Mai ElMallah, MD:
She joined the Fuller laboratory in 2010 as an MD with no prior laboratory research experience. Her training and interactions with the broader UF respiratory community led her to reevaluate her goals as a physician and convinced her to pursue an academic career. Dr. ElMallah joined the Fuller laboratory during her pediatric pulmonary fellowship because of her clinical experiences in providing respiratory care to patients with Pompe disease, and conversations with Dr. Fuller concerning ongoing studies of gene therapy attempting to reverse respiratory dysfunction in a murine model of Pompe. She quickly learned how to conduct respiratory research, and published a series of papers describing novel gene therapy approaches targeting respiratory-dysfunction. After her fellowship, Dr. ElMallah received an NIH K08 award, followed shortly by her appointment as an Assistant Professor at the University of Massachusetts. She has already received an NIH R21 award as PI, and is an emerging leader in translational research in respiratory control. When asked about her experiences at UF, Dr. ElMallah said: “My time at UF provided me with the foundation for a successful research career. The UF respiratory
community is second to none, and I could not 
imagine a better
environment for an MD such as myself to learn the fundamentals
of respiratory research.

Daryl Fields (MD/PhD candidate):
After working as an MD/PhD student in Dr. Mitchell’s laboratory at the University of Wisconsin, Dr. Fields chose to defer clinical training for one year to gain additional research experiences at UF, funded by an NRSA F30 and a fellowship from the United Negro College Fund. His PhD thesis concerned novel signaling pathways giving rise to respiratory motor plasticity. His decision to rejoin Dr. Mitchell at UF was fueled by his desire to refine his skills in project planning, manuscript preparation, laboratory management and translational research. During this year, he developed several novel projects related to cancer, sleep apnea and spinal injury, including conceptualization of a patent application recently filed with the USPTO. He defended his PhD in June, and resumed clinical training in July 2016. His collective experience will result in >12 publications in strong journals, and he was recognized with several national awards for research excellence. Although back in Wisconsin, he continues to maintain frequent contact with his UF collaborators and mentors. He plans to enter a residency that will allow him to advance novel therapeutics to patients with compromised breathing ability. He said about his UF experience: “the strong collaborative environment at UF exposed me to leading investigators in the respiratory neurobiology field. I know the multidisciplinary skill-set that I’ve developed has prepared me for future success as an independent physician scientist. I look forward to working with my UF colleagues on future projects!

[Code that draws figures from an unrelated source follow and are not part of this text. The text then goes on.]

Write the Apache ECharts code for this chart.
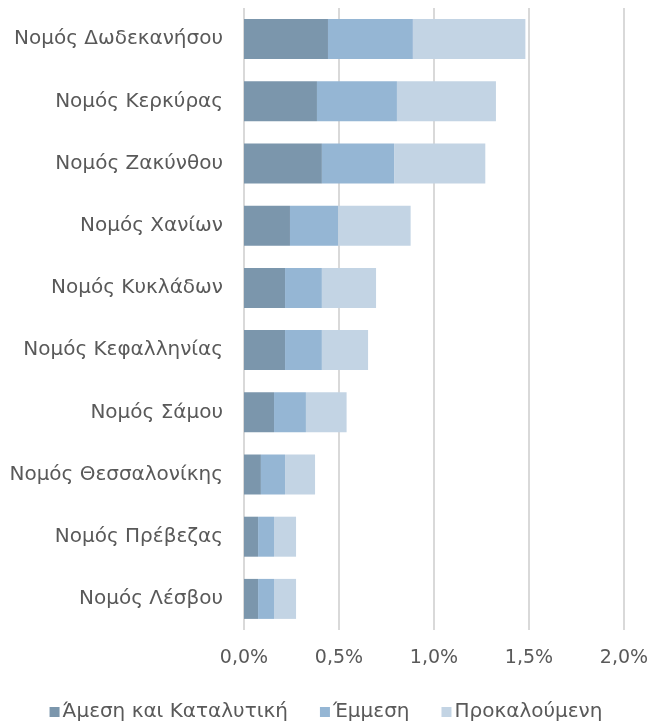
<!DOCTYPE html>
<html>
<head>
<meta charset="utf-8">
<script src="https://cdn.jsdelivr.net/npm/echarts@6/dist/echarts.min.js"></script>
<style>
  html, body { margin: 0; padding: 0; background: #fff; }
  #chart { width: 652px; height: 722px; }
</style>
</head>
<body>
<div id="chart"></div>
<script>
  // κατηγορίες (από πάνω προς τα κάτω)
  const nomoi = ['Νομός Δωδεκανήσου', 'Νομός Κερκύρας', 'Νομός Ζακύνθου', 'Νομός Χανίων',
    'Νομός Κυκλάδων', 'Νομός Κεφαλληνίας', 'Νομός Σάμου', 'Νομός Θεσσαλονίκης',
    'Νομός Πρέβεζας', 'Νομός Λέσβου'];
  // τιμές σε %
  const amesi = [0.442, 0.384, 0.410, 0.242, 0.216, 0.216, 0.158, 0.089, 0.074, 0.074];
  const emmesi = [0.447, 0.421, 0.380, 0.254, 0.194, 0.194, 0.168, 0.127, 0.084, 0.084];
  const prokaloumeni = [0.592, 0.521, 0.480, 0.381, 0.285, 0.243, 0.214, 0.158, 0.116, 0.116];
  const xTicks = [0, 0.5, 1.0, 1.5, 2.0];

  const font = 'DejaVu Sans';
  const textColor = '#595959';

  let chart = echarts.init(document.getElementById('chart'));
  chart.setOption({
    animation: false,
    textStyle: { fontFamily: font },
    grid: { left: 244, right: 28, top: 8, bottom: 92 },
    legend: {
      top: 702,
      padding: 0,
      left: 'center',
      icon: 'rect',
      itemWidth: 10,
      itemHeight: 10,
      itemGap: 32,
      textStyle: { fontFamily: font, fontSize: 20, color: textColor, padding: [0, 0, 0, -2] },
      data: ['Άμεση και Καταλυτική', 'Έμμεση', 'Προκαλούμενη']
    },
    xAxis: {
      type: 'value',
      min: xTicks[0],
      max: xTicks[xTicks.length - 1],
      interval: 0.5,
      axisLine: { show: false },
      axisTick: { show: false },
      axisLabel: {
        fontSize: 19,
        color: textColor,
        margin: 19,
        formatter: v => v.toFixed(1).replace('.', ',') + '%'
      },
      splitLine: { lineStyle: { color: '#d9d9d9', width: 2 } }
    },
    yAxis: {
      type: 'category',
      inverse: true,
      data: nomoi,
      axisLine: { show: false },
      axisTick: { show: false },
      axisLabel: { fontSize: 20, color: textColor, margin: 21 }
    },
    series: [
      { name: 'Άμεση και Καταλυτική', type: 'bar', stack: 'total', barWidth: 40, color: '#7b96ac', data: amesi },
      { name: 'Έμμεση', type: 'bar', stack: 'total', barWidth: 40, color: '#95b6d4', data: emmesi },
      { name: 'Προκαλούμενη', type: 'bar', stack: 'total', barWidth: 40, color: '#c3d4e4', data: prokaloumeni }
    ]
  });
</script>
</body>
</html>
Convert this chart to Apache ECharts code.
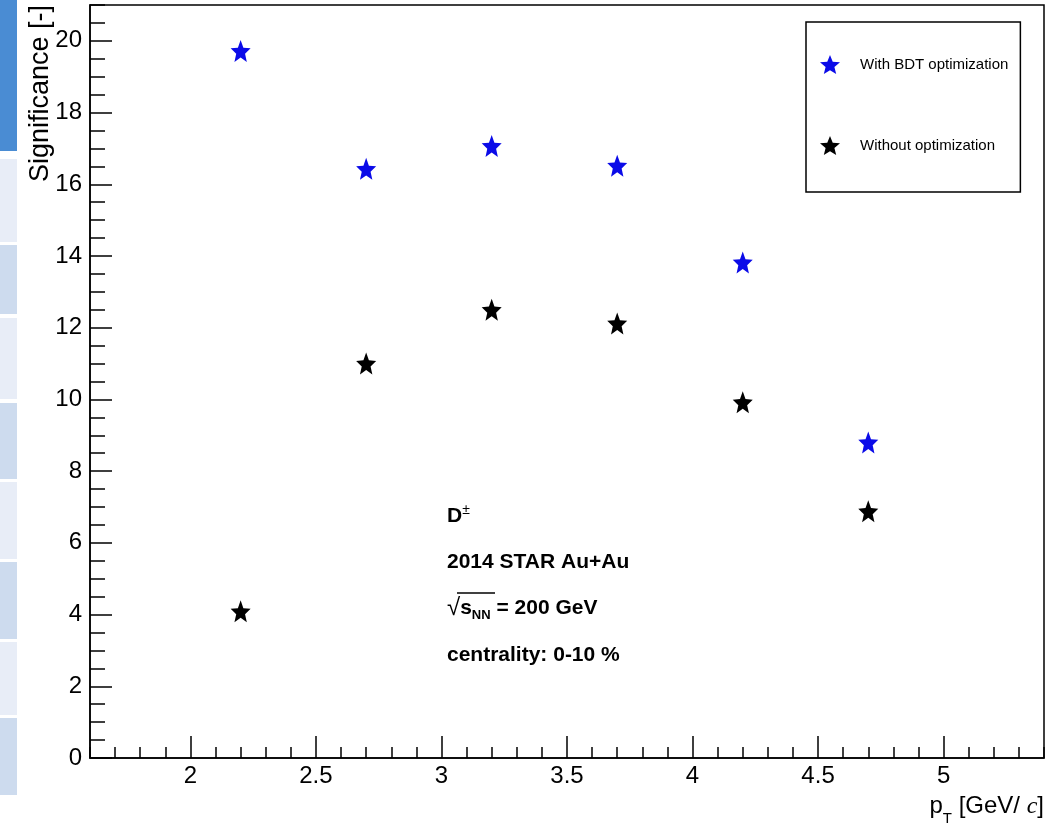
<!DOCTYPE html>
<html>
<head>
    <meta charset="UTF-8">
    <title>Significance vs pT</title>
    <script src="https://cdn.jsdelivr.net/npm/echarts@6/dist/echarts.min.js"></script>
    <style>
        html, body { margin: 0; padding: 0; background: #fff; }
    </style>
</head>
<body>
<div id="main" style="width: 1060px; height: 832px;"></div>
<script type="text/javascript">
    // pT bin centres [GeV/c]
    var ptBins = [2.2, 2.7, 3.2, 3.7, 4.2, 4.7];
    // significance with BDT optimization
    var sigBDT = [19.72, 16.43, 17.07, 16.52, 13.82, 8.80];
    // significance without optimization
    var sigNoOpt = [4.09, 11.0, 12.5, 12.12, 9.92, 6.88];
    var seriesNames = ['With BDT optimization', 'Without optimization'];
    var xTicks = [2, 2.5, 3, 3.5, 4, 4.5, 5];
    var yTicks = [0, 2, 4, 6, 8, 10, 12, 14, 16, 18, 20];
    var annotLines = ['2014 STAR Au+Au', 'centrality: 0-10 %'];

    var font = 'Liberation Sans, Arial, sans-serif';
    var star = 'path://M0,-10 L2.6,-3.6 L9.51,-3.09 L4.2,1.4 L5.88,8.09 L0,4.4 L-5.88,8.09 L-4.2,1.4 L-9.51,-3.09 L-2.6,-3.6 Z';

    function pairs(xs, ys) {
        return xs.map(function (x, i) { return [x, ys[i]]; });
    }

    // stripes of the screenshot's left margin (decoration only)
    var stripes = [
        [0, 151, '#4a8cd3'], [159, 83, '#e8edf7'], [245, 69, '#cddbee'],
        [318, 81, '#e8edf7'], [403, 76, '#cddbee'], [482, 77, '#e8edf7'],
        [562, 77, '#cddbee'], [642, 73, '#e8edf7'], [718, 77, '#cddbee']
    ];
    var graphics = stripes.map(function (s) {
        return { type: 'rect', shape: { x: 0, y: s[0], width: 17, height: s[1] }, style: { fill: s[2] }, silent: true };
    });

    var boldText = { fontFamily: font, fontWeight: 'bold', fontSize: 21, fill: '#000' };
    graphics.push({
        type: 'text', x: 41, y: 5, rotation: Math.PI / 2,
        style: { text: 'Significance [-]', fontFamily: font, fontSize: 27, fill: '#000', align: 'right', verticalAlign: 'middle' }
    });
    graphics.push({
        type: 'text', x: 447, y: 516,
        style: {
            text: '{b|D}{sup|±}', verticalAlign: 'middle',
            rich: {
                b: boldText,
                sup: { fontFamily: font, fontSize: 14, fill: '#000', verticalAlign: 'top', padding: [0, 0, 12, 0] }
            }
        }
    });
    graphics.push({ type: 'text', x: 447, y: 562, style: Object.assign({ text: annotLines[0], verticalAlign: 'middle' }, boldText) });
    graphics.push({
        type: 'text', x: 447, y: 608,
        style: {
            text: '{r|√}{b|s}{sub|NN}{b| = 200 GeV}', verticalAlign: 'middle',
            rich: {
                r: { fontFamily: font, fontSize: 24, fill: '#000' },
                b: boldText,
                sub: { fontFamily: font, fontWeight: 'bold', fontSize: 13, fill: '#000', padding: [14, 0, 0, 0] }
            }
        }
    });
    graphics.push({ type: 'line', shape: { x1: 457, y1: 593, x2: 495, y2: 593 }, style: { stroke: '#000', lineWidth: 1.5 } });
    graphics.push({ type: 'text', x: 447, y: 655, style: Object.assign({ text: annotLines[1], verticalAlign: 'middle' }, boldText) });

    var myChart = echarts.init(document.getElementById('main'));

    var option = {
        backgroundColor: '#fff',
        animation: false,
        grid: {
            left: 90, right: 16, top: 5, bottom: 74,
            show: true, borderColor: '#000', borderWidth: 1.5,
            containLabel: false, outerBoundsMode: 'none'
        },
        legend: {
            data: seriesNames,
            orient: 'vertical',
            left: 806, top: 22,
            itemWidth: 20, itemHeight: 22, itemGap: 62,
            padding: [33, 12, 37, 14],
            borderColor: '#000', borderWidth: 1.5,
            textStyle: { fontFamily: font, fontSize: 15, color: '#000', padding: [0, 0, 0, 15] }
        },
        xAxis: [
            {
                type: 'value', min: 1.6, max: 5.4, position: 'bottom',
                axisLine: { onZero: false, lineStyle: { color: '#000', width: 1.5 } },
                axisTick: { customValues: xTicks, inside: true, length: 22, lineStyle: { color: '#000', width: 1.5 } },
                axisLabel: { customValues: xTicks, color: '#000', fontFamily: font, fontSize: 24, margin: 6 },
                splitLine: { show: false },
                name: '{n|p}{sub|T}{n| [GeV/ }{it|c}{n|]}',
                nameLocation: 'end', nameGap: 0,
                nameTextStyle: {
                    align: 'right', verticalAlign: 'top', padding: [29, 0, 0, 0],
                    rich: {
                        n: { fontFamily: font, fontSize: 24, color: '#000' },
                        sub: { fontFamily: font, fontSize: 15, color: '#000', padding: [24, 0, 0, 0] },
                        it: { fontFamily: 'Liberation Serif, serif', fontStyle: 'italic', fontSize: 24, color: '#000' }
                    }
                }
            },
            {
                type: 'value', min: 1.6, max: 5.4, interval: 0.1, position: 'bottom',
                axisLine: { show: false, onZero: false },
                axisTick: { inside: true, length: 11, lineStyle: { color: '#000', width: 1.5 } },
                axisLabel: { show: false },
                splitLine: { show: false }
            }
        ],
        yAxis: [
            {
                type: 'value', min: 0, max: 21, position: 'left',
                axisLine: { onZero: false, lineStyle: { color: '#000', width: 1.5 } },
                axisTick: { customValues: yTicks, inside: true, length: 22, lineStyle: { color: '#000', width: 1.5 } },
                axisLabel: { customValues: yTicks, color: '#000', fontFamily: font, fontSize: 24, margin: 8 },
                splitLine: { show: false }
            },
            {
                type: 'value', min: 0, max: 21, interval: 0.5, position: 'left',
                axisLine: { show: false, onZero: false },
                axisTick: { inside: true, length: 15, lineStyle: { color: '#000', width: 1.5 } },
                axisLabel: { show: false },
                splitLine: { show: false }
            }
        ],
        graphic: graphics,
        series: [
            {
                name: seriesNames[0],
                type: 'scatter',
                xAxisIndex: 0, yAxisIndex: 0,
                symbol: star, symbolSize: [20, 22],
                itemStyle: { color: '#0b0be8', opacity: 1 },
                data: pairs(ptBins, sigBDT)
            },
            {
                name: seriesNames[1],
                type: 'scatter',
                xAxisIndex: 0, yAxisIndex: 0,
                symbol: star, symbolSize: [20, 22],
                itemStyle: { color: '#000', opacity: 1 },
                data: pairs(ptBins, sigNoOpt)
            }
        ]
    };
    myChart.setOption(option);
</script>
</body>
</html>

Lauren Tabor (CCC-SLP, MS):
Lauren is a speech pathologist with a specialization in dysphagia, and is currently in her third year of the UF Rehabilitation Science PhD program. She reports: “my experience has been incredibly fulfilling. As a clinician, my training consisted primarily of anatomy and physiology and behavioral manifestations of disease, and touched very little on the neural pathways and cellular adaptations that underlie these behavioral changes. Our classes, including Neuroplasticity and the Control of Breathing and Airway Defense: Implication for Rehabilitation, consist of basic, translational and clinical scientists, which provides a comprehensive understanding of rehabilitation from the cellular through patient levels. The interdisciplinary discussion and potential for translational collaboration is one of my favorite aspects of the RSD program. As a result, my own research questions and goals are more sound, with a solid understanding of mechanisms of change
supported by principles of neuroplasticity.”